> **Aim of the exercise**
Only the lines from the start of the data through the line containing "-9.3, -9.36, -9.38];" should be written out, exactly as they are, with both ends included and the pictures left out.
··· Record extracts ···
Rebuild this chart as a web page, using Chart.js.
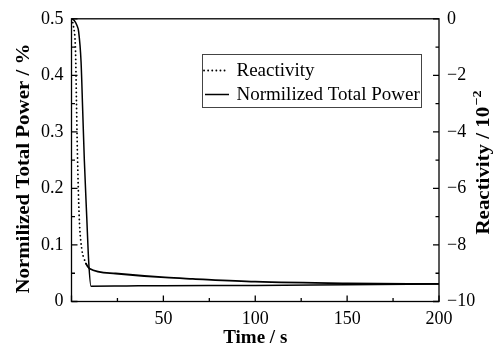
<!DOCTYPE html>
<html lang="en">
<head>
<meta charset="UTF-8">
<title>Normalized Total Power and Reactivity</title>
<script src="https://cdn.jsdelivr.net/npm/chart.js"></script>
<style>
    body { margin: 0; background: #fff; }
    .wrap { position: relative; width: 498px; height: 348px; }
</style>
</head>
<body>
<div class="wrap"><canvas id="chart"></canvas></div>
<script>
    // values
    const powerTime   = [0, 1.5, 3, 3.9, 5.2, 6.1, 7.0, 8.3, 9.4, 10.6, 30, 50, 100, 150, 200];
    const powerValues = [0.5, 0.497, 0.488, 0.477, 0.424, 0.337, 0.249, 0.149, 0.068, 0.027, 0.0275, 0.028, 0.0285, 0.0298, 0.031];

    const reactTime   = [0, 1.1, 2.2, 2.7, 3.2, 4.2, 5.7, 6.8, 7.9, 9.7, 24, 51, 66, 100, 150, 200];
    const reactValues = [0, -0.28, -1.16, -2.92, -4.68, -7.02, -8.19, -8.47, -8.66, -8.83, -9.01, -9.15, -9.2, -9.3, -9.36, -9.38];

    const timeTicks  = [0, 50, 100, 150, 200];
    const powerTicks = [0, 0.1, 0.2, 0.3, 0.4, 0.5];
    const reactTicks = [-10, -8, -6, -4, -2, 0];

    const serif = "'Liberation Serif', 'Times New Roman', serif";
    const labelFont = { family: serif, size: 18 };
    const titleFont = "bold 19px " + serif;

    function pairs(xs, ys) {
        return xs.map((x, i) => ({ x: x, y: ys[i] }));
    }

    function minus(v) {
        return v < 0 ? "\u2212" + Math.abs(v) : String(v);
    }

    // box around the plot, inward ticks, axis titles and the legend
    const decorations = {
        id: "decorations",
        afterDraw(chart) {
            const ctx = chart.ctx;
            const a = chart.chartArea;
            const x = chart.scales.x, y = chart.scales.y, y1 = chart.scales.y1;
            ctx.save();
            ctx.strokeStyle = "#000";
            ctx.lineWidth = 1.3;
            ctx.strokeRect(a.left, a.top, a.right - a.left, a.bottom - a.top);

            ctx.beginPath();
            for (let v = 0; v <= 200; v += 25) {
                const px = x.getPixelForValue(v);
                const len = v % 50 === 0 ? 6 : 3.5;
                ctx.moveTo(px, a.bottom); ctx.lineTo(px, a.bottom - len);
            }
            for (let i = 0; i <= 10; i++) {
                const py = y.getPixelForValue(i * 0.05);
                const len = i % 2 === 0 ? 6 : 3.5;
                ctx.moveTo(a.left, py); ctx.lineTo(a.left + len, py);
            }
            for (let v = -10; v <= 0; v++) {
                const py = y1.getPixelForValue(v);
                const len = v % 2 === 0 ? 6 : 3.5;
                ctx.moveTo(a.right, py); ctx.lineTo(a.right - len, py);
            }
            ctx.stroke();

            // axis titles
            ctx.fillStyle = "#000";
            ctx.font = titleFont;
            ctx.textAlign = "center";
            ctx.textBaseline = "middle";
            ctx.fillText("Time / s", (a.left + a.right) / 2, 338);

            ctx.save();
            ctx.translate(24, a.top + (a.bottom - a.top) * 0.53);
            ctx.rotate(-Math.PI / 2);
            ctx.scale(1.1, 1);
            ctx.fillText("Normilized Total Power / %", 0, 0);
            ctx.restore();

            ctx.save();
            ctx.translate(484, a.top + (a.bottom - a.top) * 0.51);
            ctx.rotate(-Math.PI / 2);
            ctx.scale(1.1, 1);
            const main = "Reactivity / 10";
            const sup = "\u22122";
            const wMain = ctx.measureText(main).width;
            ctx.font = "bold 13px " + serif;
            const wSup = ctx.measureText(sup).width;
            const start = -(wMain + wSup) / 2;
            ctx.textAlign = "left";
            ctx.fillText(sup, start + wMain + 1, -6);
            ctx.font = titleFont;
            ctx.fillText(main, start, 0);
            ctx.restore();

            // legend
            ctx.lineWidth = 1;
            ctx.strokeStyle = "#444";
            ctx.strokeRect(202.5, 54.5, 219, 53);
            ctx.font = "19px " + serif;
            ctx.textAlign = "left";
            ctx.textBaseline = "middle";
            const rows = [
                { ds: chart.data.datasets[0], y: 70.5, x0: 204, x1: 227 },
                { ds: chart.data.datasets[1], y: 94.5, x0: 205, x1: 229 }
            ];
            rows.forEach(r => {
                ctx.save();
                ctx.strokeStyle = "#000";
                ctx.lineWidth = r.ds.borderWidth;
                ctx.lineCap = r.ds.borderCapStyle || "butt";
                ctx.setLineDash(r.ds.borderDash || []);
                ctx.beginPath();
                ctx.moveTo(r.x0, r.y); ctx.lineTo(r.x1, r.y);
                ctx.stroke();
                ctx.restore();
                ctx.fillText(r.ds.label, 236.5, r.y + 1);
            });
            ctx.restore();
        }
    };

    new Chart(document.getElementById("chart"), {
        type: "line",
        data: {
            datasets: [
                {
                    label: "Reactivity",
                    data: pairs(reactTime, reactValues),
                    yAxisID: "y1",
                    borderColor: "#000",
                    borderWidth: 1.8,
                    borderDash: [0.1, 4],
                    borderCapStyle: "round",
                    pointRadius: 0,
                    cubicInterpolationMode: "monotone",
                    segment: {
                        borderDash: c => c.p0.parsed.x >= 7.9 ? [] : undefined
                    }
                },
                {
                    label: "Normilized Total Power",
                    data: pairs(powerTime, powerValues),
                    yAxisID: "y",
                    borderColor: "#000",
                    borderWidth: 1.5,
                    pointRadius: 0,
                    cubicInterpolationMode: "monotone"
                }
            ]
        },
        options: {
            responsive: true,
            maintainAspectRatio: false,
            animation: false,
            devicePixelRatio: 1,
            layout: { padding: { top: 17, left: 0, right: 0, bottom: 0 } },
            plugins: { legend: { display: false }, tooltip: { enabled: false } },
            scales: {
                x: {
                    type: "linear",
                    min: timeTicks[0],
                    max: timeTicks[timeTicks.length - 1],
                    afterBuildTicks: s => { s.ticks = timeTicks.map(v => ({ value: v })); },
                    afterFit: s => { s.height = 46.5; },
                    grid: { display: false, drawTicks: false },
                    border: { display: false },
                    ticks: {
                        padding: 7,
                        color: "#000",
                        font: labelFont,
                        maxRotation: 0,
                        callback: v => v === 0 ? "" : String(v)
                    }
                },
                y: {
                    position: "left",
                    min: powerTicks[0],
                    max: powerTicks[powerTicks.length - 1],
                    afterBuildTicks: s => { s.ticks = powerTicks.map(v => ({ value: v })); },
                    afterFit: s => { s.width = 71.5; },
                    grid: { display: false, drawTicks: false },
                    border: { display: false },
                    ticks: { padding: 8, color: "#000", font: labelFont, callback: v => String(v) }
                },
                y1: {
                    position: "right",
                    min: reactTicks[0],
                    max: reactTicks[reactTicks.length - 1],
                    afterBuildTicks: s => { s.ticks = reactTicks.map(v => ({ value: v })); },
                    afterFit: s => { s.width = 59; },
                    grid: { display: false, drawTicks: false },
                    border: { display: false },
                    ticks: { padding: 8, color: "#000", font: labelFont, callback: v => minus(v) }
                }
            }
        },
        plugins: [decorations]
    });
</script>
</body>
</html>
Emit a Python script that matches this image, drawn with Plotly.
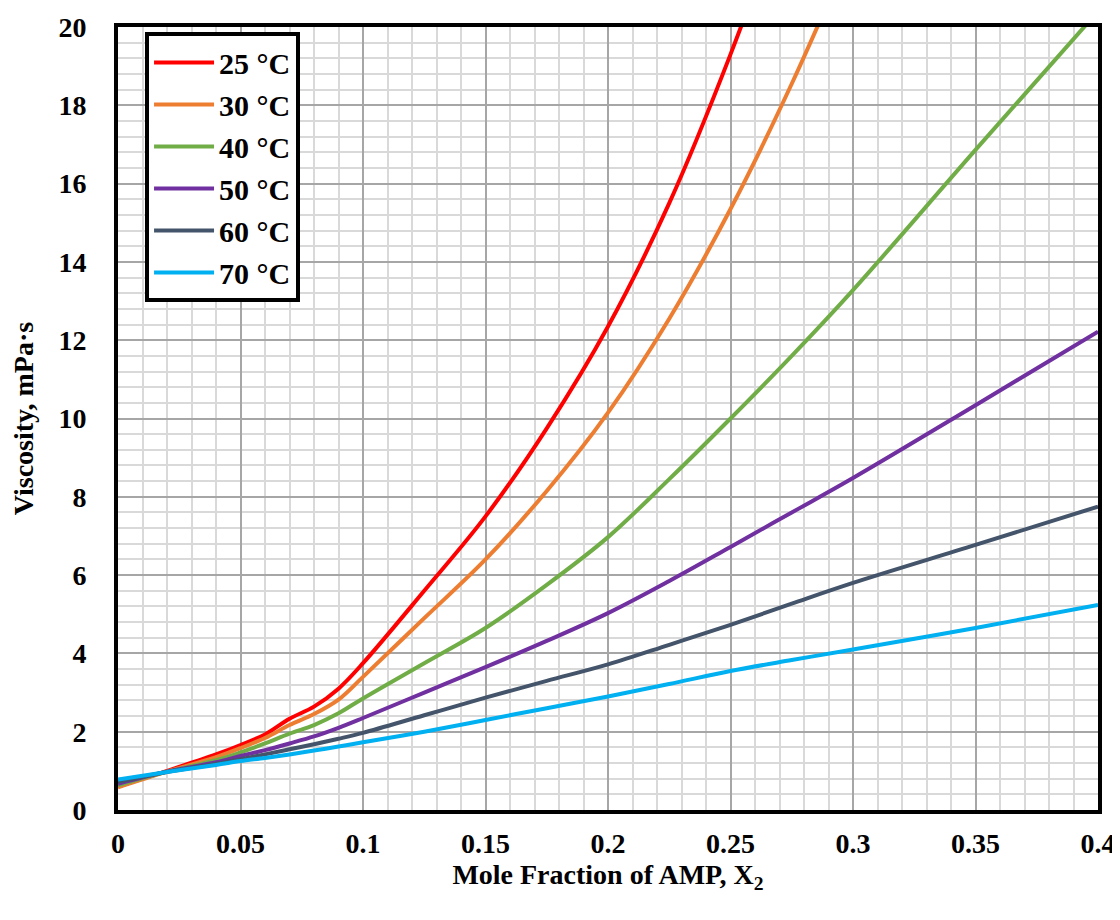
import plotly.graph_objects as go

x_vals = [0, 0.02, 0.04, 0.05, 0.06, 0.07, 0.08, 0.09, 0.1, 0.125, 0.15, 0.175,
          0.2, 0.225, 0.25, 0.275, 0.3, 0.35, 0.4]

visc_25 = [0.60, 1.00, 1.42, 1.66, 1.93, 2.33, 2.64, 3.10, 3.75, 5.60, 7.50, 9.75,
           12.35, 15.50, 19.30, 23.60]
visc_30 = [0.58, 0.98, 1.35, 1.58, 1.84, 2.17, 2.45, 2.82, 3.40, 4.90, 6.40, 8.15,
           10.15, 12.55, 15.35, 18.55, 22.10]
visc_40 = [0.63, 0.98, 1.27, 1.47, 1.70, 1.95, 2.17, 2.47, 2.85, 3.75, 4.65, 5.75,
           6.97, 8.45, 10.00, 11.60, 13.28, 16.86, 20.40]
visc_50 = [0.67, 0.98, 1.22, 1.38, 1.53, 1.70, 1.88, 2.10, 2.35, 3.00, 3.65, 4.32,
           5.03, 5.85, 6.72, 7.60, 8.48, 10.34, 12.22]
visc_60 = [0.72, 0.97, 1.18, 1.30, 1.42, 1.55, 1.68, 1.82, 1.97, 2.42, 2.87, 3.30,
           3.72, 4.22, 4.73, 5.27, 5.80, 6.77, 7.75]
visc_70 = [0.78, 0.97, 1.15, 1.25, 1.33, 1.42, 1.52, 1.62, 1.73, 2.00, 2.30, 2.60,
           2.90, 3.22, 3.55, 3.83, 4.10, 4.65, 5.24]

series_names = ["25 °C", "30 °C", "40 °C", "50 °C", "60 °C", "70 °C"]
series_vals = [visc_25, visc_30, visc_40, visc_50, visc_60, visc_70]
colors = ["#FF0000", "#ED7D31", "#70AD47", "#7030A0", "#44546A", "#00B0F0"]

x_ticks = [0, 0.05, 0.1, 0.15, 0.2, 0.25, 0.3, 0.35, 0.4]
y_ticks = [0, 2, 4, 6, 8, 10, 12, 14, 16, 18, 20]

FONT = "Liberation Serif"

fig = go.Figure()
for name, vals, col in zip(series_names, series_vals, colors):
    fig.add_trace(go.Scatter(
        x=x_vals[:len(vals)], y=vals, mode="lines", name=name,
        legendgroup=name,
        line=dict(color=col, width=4, shape="spline", smoothing=1.0),
    ))

axis_common = dict(
    showline=True, linecolor="black", linewidth=4, mirror=True,
    ticks="", showgrid=True, gridcolor="#A6A6A6", gridwidth=1.5,
    zeroline=False, automargin=False, ticklabeloverflow="allow",
    tickfont=dict(family=FONT, size=28, color="black", weight="bold"),
)

# page body has an 8px margin, so the figure is sized/offset to compensate
fig.update_layout(
    width=1112, height=912,
    margin=dict(l=110, r=22, t=19, b=110),
    paper_bgcolor="white", plot_bgcolor="white",
    font=dict(family=FONT, color="black"),
    xaxis=dict(
        range=[0, 0.4], tickmode="array", tickvals=x_ticks,
        ticktext=[f"{v:g}" for v in x_ticks],
        minor=dict(dtick=0.01, showgrid=True, gridcolor="#D9D9D9", gridwidth=2, ticks=""),
        title=dict(text="Mole Fraction of AMP, X<sub>2</sub>",
                   font=dict(family=FONT, size=28, color="black", weight="bold"),
                   standoff=8),
        ticklabelstandoff=5,
        **axis_common,
    ),
    yaxis=dict(
        range=[0, 20], tickmode="array", tickvals=y_ticks,
        minor=dict(dtick=0.4, showgrid=True, gridcolor="#D9D9D9", gridwidth=2, ticks=""),
        title=dict(text="Viscosity, mPa·s",
                   font=dict(family=FONT, size=28, color="black", weight="bold"),
                   standoff=22),
        ticklabelstandoff=22,
        **axis_common,
    ),
    legend=dict(
        x=0.0276, y=0.993, xanchor="left", yanchor="top",
        bgcolor="white", bordercolor="black", borderwidth=4,
        font=dict(family=FONT, size=30, color="black", weight="bold"),
        tracegroupgap=0, itemwidth=60,
    ),
    showlegend=True,
)

fig.write_html("out.html")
···
> **Solution to this problem**
Rebuild this chart as a web page, using Chart.js.
<!DOCTYPE html>
<html lang="en">
<head>
<meta charset="UTF-8">
<title>Normalized Total Power and Reactivity</title>
<script src="https://cdn.jsdelivr.net/npm/chart.js"></script>
<style>
    body { margin: 0; background: #fff; }
    .wrap { position: relative; width: 498px; height: 348px; }
</style>
</head>
<body>
<div class="wrap"><canvas id="chart"></canvas></div>
<script>
    // values
    const powerTime   = [0, 1.5, 3, 3.9, 5.2, 6.1, 7.0, 8.3, 9.4, 10.6, 30, 50, 100, 150, 200];
    const powerValues = [0.5, 0.497, 0.488, 0.477, 0.424, 0.337, 0.249, 0.149, 0.068, 0.027, 0.0275, 0.028, 0.0285, 0.0298, 0.031];

    const reactTime   = [0, 1.1, 2.2, 2.7, 3.2, 4.2, 5.7, 6.8, 7.9, 9.7, 24, 51, 66, 100, 150, 200];
    const reactValues = [0, -0.28, -1.16, -2.92, -4.68, -7.02, -8.19, -8.47, -8.66, -8.83, -9.01, -9.15, -9.2, -9.3, -9.36, -9.38];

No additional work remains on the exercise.